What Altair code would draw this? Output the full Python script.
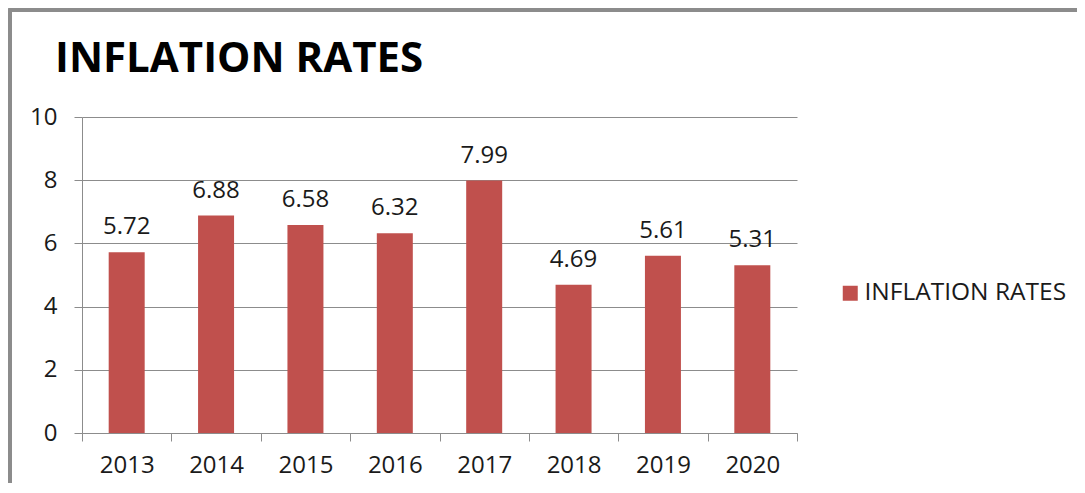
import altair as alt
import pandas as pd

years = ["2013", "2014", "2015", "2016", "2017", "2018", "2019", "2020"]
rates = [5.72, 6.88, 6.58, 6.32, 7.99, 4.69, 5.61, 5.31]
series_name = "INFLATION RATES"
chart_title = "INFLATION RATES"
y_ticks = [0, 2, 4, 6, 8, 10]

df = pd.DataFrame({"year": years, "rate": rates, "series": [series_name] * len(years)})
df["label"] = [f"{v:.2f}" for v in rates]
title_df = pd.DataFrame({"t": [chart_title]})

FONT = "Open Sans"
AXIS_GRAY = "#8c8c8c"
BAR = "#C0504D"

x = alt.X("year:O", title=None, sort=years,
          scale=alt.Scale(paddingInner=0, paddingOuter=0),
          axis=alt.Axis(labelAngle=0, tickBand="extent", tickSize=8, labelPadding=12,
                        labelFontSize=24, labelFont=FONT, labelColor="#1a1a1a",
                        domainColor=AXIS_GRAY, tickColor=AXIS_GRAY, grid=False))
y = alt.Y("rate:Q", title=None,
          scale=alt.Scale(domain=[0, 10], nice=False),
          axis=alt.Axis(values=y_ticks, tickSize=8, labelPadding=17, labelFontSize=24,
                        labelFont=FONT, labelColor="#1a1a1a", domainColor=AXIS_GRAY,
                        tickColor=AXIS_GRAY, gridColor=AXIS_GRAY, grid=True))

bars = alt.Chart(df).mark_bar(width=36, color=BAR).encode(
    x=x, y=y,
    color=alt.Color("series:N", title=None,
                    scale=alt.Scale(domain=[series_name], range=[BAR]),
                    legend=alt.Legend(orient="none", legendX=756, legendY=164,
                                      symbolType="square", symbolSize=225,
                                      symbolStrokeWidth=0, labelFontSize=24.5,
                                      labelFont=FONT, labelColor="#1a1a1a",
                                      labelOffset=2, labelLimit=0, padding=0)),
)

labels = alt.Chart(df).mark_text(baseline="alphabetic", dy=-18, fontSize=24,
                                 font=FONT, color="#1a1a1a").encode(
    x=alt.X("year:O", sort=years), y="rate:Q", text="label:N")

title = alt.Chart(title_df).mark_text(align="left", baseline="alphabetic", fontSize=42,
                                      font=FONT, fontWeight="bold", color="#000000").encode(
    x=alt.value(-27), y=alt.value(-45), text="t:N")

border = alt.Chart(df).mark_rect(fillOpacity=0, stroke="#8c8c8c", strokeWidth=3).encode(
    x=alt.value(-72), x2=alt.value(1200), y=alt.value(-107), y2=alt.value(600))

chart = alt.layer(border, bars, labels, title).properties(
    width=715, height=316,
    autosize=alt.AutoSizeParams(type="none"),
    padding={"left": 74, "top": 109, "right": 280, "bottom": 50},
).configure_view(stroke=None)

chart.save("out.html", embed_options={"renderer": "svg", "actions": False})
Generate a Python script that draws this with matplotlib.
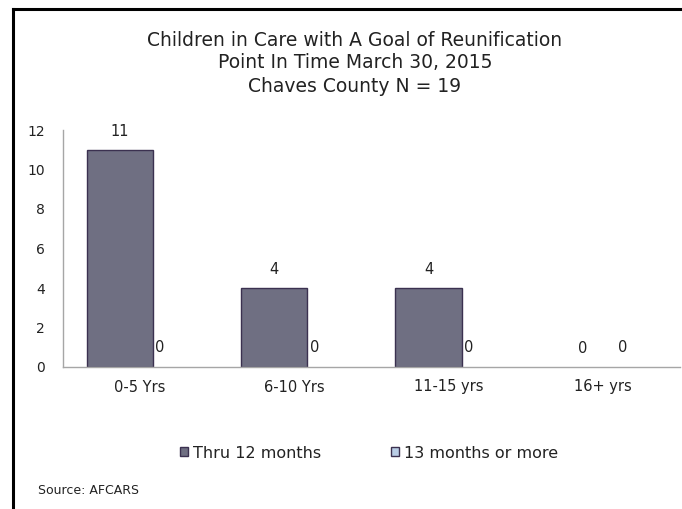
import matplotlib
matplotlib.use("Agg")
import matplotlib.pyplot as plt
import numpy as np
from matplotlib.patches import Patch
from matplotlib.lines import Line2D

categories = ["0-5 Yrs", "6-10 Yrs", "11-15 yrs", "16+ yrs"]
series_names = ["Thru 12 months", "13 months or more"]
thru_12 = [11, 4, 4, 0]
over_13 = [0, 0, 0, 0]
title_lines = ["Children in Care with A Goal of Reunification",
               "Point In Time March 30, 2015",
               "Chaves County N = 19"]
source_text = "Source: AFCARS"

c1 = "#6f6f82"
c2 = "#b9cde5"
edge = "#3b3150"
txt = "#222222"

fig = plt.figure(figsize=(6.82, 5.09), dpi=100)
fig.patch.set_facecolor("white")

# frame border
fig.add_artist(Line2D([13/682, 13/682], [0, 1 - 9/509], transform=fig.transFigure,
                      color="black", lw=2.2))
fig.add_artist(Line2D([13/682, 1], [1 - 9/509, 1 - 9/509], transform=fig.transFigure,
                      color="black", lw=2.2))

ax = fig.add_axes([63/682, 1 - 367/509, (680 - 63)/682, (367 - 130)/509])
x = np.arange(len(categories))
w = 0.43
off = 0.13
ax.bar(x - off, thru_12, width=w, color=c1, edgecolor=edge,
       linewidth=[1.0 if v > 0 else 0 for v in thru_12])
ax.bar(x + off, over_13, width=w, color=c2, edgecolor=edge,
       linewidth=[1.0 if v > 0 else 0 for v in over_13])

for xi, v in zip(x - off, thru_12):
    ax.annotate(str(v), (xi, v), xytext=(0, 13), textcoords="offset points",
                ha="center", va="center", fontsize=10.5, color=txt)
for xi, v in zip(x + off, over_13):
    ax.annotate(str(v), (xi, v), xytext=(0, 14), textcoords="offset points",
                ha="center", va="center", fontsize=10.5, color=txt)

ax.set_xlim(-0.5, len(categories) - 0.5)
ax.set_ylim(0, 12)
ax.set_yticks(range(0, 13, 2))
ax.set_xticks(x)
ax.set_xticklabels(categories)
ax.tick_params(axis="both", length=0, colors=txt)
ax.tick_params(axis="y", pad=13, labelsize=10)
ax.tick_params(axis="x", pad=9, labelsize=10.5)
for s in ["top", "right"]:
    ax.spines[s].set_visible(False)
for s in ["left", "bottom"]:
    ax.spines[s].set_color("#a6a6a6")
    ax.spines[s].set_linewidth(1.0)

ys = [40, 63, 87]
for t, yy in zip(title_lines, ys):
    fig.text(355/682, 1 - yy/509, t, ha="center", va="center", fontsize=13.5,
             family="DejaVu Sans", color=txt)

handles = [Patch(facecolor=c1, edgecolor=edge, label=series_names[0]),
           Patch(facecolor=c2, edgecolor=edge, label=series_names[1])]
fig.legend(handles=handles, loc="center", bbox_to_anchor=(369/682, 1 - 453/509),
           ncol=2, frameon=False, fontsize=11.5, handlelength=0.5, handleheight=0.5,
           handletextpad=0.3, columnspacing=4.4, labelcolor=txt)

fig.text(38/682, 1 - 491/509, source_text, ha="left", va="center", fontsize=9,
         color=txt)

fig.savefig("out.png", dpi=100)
....
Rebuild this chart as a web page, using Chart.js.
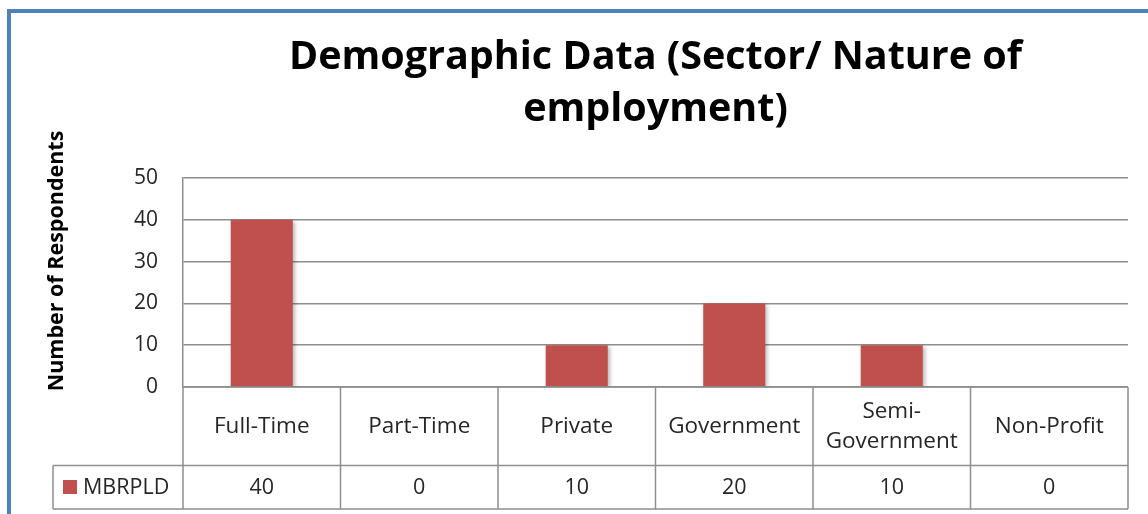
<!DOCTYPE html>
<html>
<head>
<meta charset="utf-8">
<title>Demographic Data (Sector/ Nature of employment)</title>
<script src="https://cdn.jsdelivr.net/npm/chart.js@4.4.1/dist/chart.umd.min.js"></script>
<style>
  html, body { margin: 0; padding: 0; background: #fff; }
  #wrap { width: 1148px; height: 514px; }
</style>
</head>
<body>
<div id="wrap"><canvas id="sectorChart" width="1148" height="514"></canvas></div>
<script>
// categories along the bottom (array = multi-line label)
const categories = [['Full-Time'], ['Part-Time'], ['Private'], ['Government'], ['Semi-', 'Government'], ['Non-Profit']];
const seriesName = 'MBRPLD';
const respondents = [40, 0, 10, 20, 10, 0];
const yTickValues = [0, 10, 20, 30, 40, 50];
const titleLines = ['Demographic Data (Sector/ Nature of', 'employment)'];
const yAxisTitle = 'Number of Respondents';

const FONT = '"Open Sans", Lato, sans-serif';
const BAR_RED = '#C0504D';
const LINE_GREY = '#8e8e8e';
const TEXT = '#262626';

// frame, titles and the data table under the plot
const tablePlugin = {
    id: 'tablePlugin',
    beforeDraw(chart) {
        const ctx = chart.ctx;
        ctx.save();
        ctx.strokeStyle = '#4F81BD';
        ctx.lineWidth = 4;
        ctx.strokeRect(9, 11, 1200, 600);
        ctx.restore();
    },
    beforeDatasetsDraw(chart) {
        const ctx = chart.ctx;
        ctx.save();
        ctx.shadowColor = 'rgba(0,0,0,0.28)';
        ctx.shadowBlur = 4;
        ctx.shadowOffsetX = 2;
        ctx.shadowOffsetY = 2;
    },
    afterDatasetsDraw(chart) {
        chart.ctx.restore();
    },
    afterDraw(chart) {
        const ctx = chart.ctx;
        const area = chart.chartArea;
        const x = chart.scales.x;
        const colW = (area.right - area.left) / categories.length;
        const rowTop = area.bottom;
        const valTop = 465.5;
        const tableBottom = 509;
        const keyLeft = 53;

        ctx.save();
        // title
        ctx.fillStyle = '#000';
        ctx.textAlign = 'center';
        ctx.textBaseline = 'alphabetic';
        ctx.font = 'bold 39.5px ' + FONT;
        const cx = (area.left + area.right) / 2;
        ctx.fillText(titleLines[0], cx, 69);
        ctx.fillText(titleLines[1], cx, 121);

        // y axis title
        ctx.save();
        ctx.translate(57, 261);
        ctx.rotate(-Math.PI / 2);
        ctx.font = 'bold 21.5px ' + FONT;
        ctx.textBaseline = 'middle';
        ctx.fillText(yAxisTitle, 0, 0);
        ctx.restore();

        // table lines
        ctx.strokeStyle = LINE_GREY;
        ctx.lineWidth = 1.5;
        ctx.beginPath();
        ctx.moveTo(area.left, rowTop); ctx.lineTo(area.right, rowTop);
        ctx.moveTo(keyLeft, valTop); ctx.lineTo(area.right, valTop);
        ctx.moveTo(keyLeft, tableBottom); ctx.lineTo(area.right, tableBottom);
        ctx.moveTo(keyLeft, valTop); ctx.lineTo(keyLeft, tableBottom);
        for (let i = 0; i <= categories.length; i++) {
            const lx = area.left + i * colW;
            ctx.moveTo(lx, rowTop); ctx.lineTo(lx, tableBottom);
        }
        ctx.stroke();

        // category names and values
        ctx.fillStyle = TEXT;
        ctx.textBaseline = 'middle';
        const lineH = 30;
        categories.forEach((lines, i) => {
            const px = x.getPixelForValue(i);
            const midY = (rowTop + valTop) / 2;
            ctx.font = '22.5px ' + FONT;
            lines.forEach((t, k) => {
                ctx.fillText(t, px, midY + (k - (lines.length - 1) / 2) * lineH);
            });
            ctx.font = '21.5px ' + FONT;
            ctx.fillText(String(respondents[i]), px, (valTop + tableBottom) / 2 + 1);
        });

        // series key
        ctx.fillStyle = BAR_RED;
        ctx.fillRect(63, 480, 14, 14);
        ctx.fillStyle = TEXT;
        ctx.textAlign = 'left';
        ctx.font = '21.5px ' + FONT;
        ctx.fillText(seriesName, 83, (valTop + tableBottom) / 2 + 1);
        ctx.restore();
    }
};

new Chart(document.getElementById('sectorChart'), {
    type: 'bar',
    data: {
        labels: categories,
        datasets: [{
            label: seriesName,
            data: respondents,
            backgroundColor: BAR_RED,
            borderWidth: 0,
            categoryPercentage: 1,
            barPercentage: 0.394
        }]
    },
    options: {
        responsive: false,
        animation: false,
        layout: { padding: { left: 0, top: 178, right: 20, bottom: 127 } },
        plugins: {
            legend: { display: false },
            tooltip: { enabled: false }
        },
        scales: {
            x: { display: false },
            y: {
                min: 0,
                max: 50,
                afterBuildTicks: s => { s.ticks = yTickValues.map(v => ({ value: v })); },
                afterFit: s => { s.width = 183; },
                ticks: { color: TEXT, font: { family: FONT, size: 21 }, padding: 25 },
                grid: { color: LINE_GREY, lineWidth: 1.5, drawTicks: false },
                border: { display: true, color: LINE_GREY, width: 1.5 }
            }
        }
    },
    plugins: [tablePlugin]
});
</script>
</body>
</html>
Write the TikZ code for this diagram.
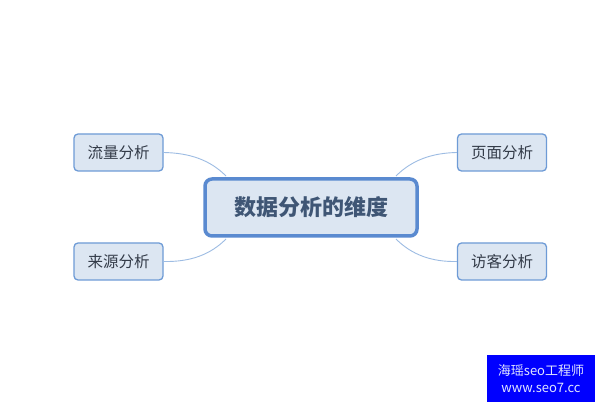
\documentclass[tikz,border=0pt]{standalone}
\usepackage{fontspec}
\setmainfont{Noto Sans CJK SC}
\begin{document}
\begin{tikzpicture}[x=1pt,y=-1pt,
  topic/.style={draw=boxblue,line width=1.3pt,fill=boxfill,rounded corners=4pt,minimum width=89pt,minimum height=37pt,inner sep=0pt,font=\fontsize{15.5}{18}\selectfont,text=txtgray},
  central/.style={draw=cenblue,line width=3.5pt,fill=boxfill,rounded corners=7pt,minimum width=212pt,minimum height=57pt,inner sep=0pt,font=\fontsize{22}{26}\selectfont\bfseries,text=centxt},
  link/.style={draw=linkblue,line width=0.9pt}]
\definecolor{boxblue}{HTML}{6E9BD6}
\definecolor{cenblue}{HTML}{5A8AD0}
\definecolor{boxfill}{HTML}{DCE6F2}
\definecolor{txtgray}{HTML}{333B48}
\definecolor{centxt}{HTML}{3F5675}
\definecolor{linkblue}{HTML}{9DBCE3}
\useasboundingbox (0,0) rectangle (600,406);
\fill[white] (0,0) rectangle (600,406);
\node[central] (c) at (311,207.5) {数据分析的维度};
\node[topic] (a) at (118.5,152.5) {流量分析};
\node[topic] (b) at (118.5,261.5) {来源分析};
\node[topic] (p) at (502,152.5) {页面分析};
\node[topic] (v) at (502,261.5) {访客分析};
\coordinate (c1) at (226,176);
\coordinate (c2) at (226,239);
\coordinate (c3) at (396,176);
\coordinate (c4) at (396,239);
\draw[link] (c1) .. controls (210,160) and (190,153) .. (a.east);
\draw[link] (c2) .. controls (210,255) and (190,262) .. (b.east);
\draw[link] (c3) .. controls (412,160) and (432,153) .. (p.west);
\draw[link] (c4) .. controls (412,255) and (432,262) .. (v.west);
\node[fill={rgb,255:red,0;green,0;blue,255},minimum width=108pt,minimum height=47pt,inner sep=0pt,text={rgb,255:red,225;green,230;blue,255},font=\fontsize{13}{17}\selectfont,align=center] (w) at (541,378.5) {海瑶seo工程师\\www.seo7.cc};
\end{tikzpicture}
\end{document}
....
- Task goal -
Take the lines from the one holding "Generate a Python" to the one holding "from matplotlib.lines import Line2D", both lines included, and give them again exactly, with no pictures.

- Response for this exercise -
Generate a Python script that draws this with matplotlib.
import matplotlib
matplotlib.use("Agg")
import matplotlib.pyplot as plt
import numpy as np
from matplotlib.patches import Patch
from matplotlib.lines import Line2D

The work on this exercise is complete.